AA-side ‘Circling’, meanwhile, is a bold orchestral reimagining of one of the highlights from Origin and Echo. A response to their own remix of ‘Cycle 12’ by fellow Village Green artist and renowned film music arranger/orchestrator Matt Dunkley (Inception, Black Swan, Iron Man), this is a brilliant repositioning of Snow Palms’ music in the emotion-soaked cinematic idiom. 

Origin and Echo

Snow Palms

LP, CD, DL

Two years in the making, 'Origin and Echo' builds on the foundations of its predecessor, 'Intervals' with a heavy quotient of metallophones, glockenspiels and marimbas at its core, but largely eschews the latter’s chamber arrangements in favour of soaring synth-scapes and a palette of spectral ambient and electronic textures.

Despite that, 'Origin and Echo' is a more performative record than was Intervals, its eleven organic, kinetic pieces meticulously constructed by David Sheppard from initial percussive skeletons largely essayed instinctively, in free time, without click-tracks and with almost no guitar.
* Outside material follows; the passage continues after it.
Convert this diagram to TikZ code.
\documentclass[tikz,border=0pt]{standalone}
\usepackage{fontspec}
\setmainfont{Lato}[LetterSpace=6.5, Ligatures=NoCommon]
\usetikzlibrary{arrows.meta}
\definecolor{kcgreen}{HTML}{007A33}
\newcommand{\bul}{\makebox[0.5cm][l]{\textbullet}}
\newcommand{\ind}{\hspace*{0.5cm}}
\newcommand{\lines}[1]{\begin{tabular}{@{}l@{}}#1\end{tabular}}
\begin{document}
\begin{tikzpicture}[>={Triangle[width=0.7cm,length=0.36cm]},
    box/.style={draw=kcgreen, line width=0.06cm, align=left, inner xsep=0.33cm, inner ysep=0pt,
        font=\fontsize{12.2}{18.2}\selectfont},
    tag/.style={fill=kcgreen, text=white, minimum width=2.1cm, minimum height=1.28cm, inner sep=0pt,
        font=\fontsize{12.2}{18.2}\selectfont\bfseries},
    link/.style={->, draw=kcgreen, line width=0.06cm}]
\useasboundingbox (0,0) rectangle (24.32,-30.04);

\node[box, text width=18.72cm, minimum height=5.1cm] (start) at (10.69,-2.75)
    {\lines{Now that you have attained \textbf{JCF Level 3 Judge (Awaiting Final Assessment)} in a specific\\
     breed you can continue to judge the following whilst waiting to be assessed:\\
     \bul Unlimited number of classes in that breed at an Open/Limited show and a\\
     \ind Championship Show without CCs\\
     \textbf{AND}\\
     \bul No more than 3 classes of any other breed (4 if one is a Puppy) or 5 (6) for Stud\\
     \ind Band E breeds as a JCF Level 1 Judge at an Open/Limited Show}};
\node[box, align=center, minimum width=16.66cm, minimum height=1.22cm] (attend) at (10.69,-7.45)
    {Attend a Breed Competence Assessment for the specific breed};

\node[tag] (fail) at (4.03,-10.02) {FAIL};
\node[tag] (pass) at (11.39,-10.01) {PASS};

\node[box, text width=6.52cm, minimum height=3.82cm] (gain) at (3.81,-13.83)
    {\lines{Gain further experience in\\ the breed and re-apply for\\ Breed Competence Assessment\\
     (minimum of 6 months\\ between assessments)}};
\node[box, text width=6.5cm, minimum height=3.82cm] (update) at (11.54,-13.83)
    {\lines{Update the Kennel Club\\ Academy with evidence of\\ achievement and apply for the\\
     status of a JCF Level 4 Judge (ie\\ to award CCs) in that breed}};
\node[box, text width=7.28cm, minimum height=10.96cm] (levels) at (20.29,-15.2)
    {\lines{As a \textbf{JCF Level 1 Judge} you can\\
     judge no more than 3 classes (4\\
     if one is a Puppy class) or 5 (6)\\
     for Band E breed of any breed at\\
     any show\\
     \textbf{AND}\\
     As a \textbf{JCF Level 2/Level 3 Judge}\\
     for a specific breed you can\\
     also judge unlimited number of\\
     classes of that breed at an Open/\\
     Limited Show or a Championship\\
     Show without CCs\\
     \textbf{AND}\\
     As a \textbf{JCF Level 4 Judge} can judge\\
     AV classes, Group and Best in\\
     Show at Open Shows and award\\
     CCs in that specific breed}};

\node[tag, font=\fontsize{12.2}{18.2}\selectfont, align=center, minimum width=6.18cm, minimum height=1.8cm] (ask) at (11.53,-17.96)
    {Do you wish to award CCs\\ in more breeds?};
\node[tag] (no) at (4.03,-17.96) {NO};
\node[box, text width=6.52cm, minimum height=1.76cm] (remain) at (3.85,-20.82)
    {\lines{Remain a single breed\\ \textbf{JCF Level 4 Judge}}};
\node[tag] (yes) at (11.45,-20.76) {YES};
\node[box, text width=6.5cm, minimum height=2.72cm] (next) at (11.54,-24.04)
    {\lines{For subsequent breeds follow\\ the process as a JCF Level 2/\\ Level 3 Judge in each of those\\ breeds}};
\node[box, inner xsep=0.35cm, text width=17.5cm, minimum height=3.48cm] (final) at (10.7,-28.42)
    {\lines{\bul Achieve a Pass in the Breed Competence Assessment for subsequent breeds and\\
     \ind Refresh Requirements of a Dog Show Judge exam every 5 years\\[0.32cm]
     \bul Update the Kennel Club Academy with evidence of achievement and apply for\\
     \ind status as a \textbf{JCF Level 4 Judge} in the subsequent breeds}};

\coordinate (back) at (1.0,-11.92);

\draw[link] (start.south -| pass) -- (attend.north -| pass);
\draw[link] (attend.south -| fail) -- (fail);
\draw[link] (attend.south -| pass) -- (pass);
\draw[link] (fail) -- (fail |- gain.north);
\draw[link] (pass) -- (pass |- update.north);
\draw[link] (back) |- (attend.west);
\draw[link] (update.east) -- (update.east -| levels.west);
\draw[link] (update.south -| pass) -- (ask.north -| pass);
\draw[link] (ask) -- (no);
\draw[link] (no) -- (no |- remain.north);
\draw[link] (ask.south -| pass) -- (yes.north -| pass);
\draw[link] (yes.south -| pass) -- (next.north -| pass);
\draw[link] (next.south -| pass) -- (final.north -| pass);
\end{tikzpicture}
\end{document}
The album is loosely predicated on themes of mirroring and rebounding, whether physical or metaphorical, inspired by everything from the gravity-defying parabolas of space flight to patterns of human migration and feelings of déjà vu summoned by nostalgic journeys. 

Intervals

Snow Palms

CD / LP / DL

'Intervals' is a mellifluous, chiming sound-world, ineffably marrying liquid gamelan soundscapes with English orchestral pastoralism (‘Atoll’, ‘White Sea’), Krzysztof Komeda-esque soundtrack mystery (‘Snow Light’, ‘Swimming Figures’, ‘In Camera’), beguiling, Yann Tiersen-like themes (‘Premonition’, ‘Blue Yonder’) and playful woodwind/strings/percussion face-offs infused with the spirit of Moondog (‘Motion Capture’, ‘Delta Switching’). Echoes of Terry Riley’s minimalist opus In C flicker amid the pulsing keyboards and interleaved raindrop xylophones of ‘Index of Rivers’ while the teeming, pointillist coda of ‘Light Museum’ nods to polymeter mallet master Steve Reich.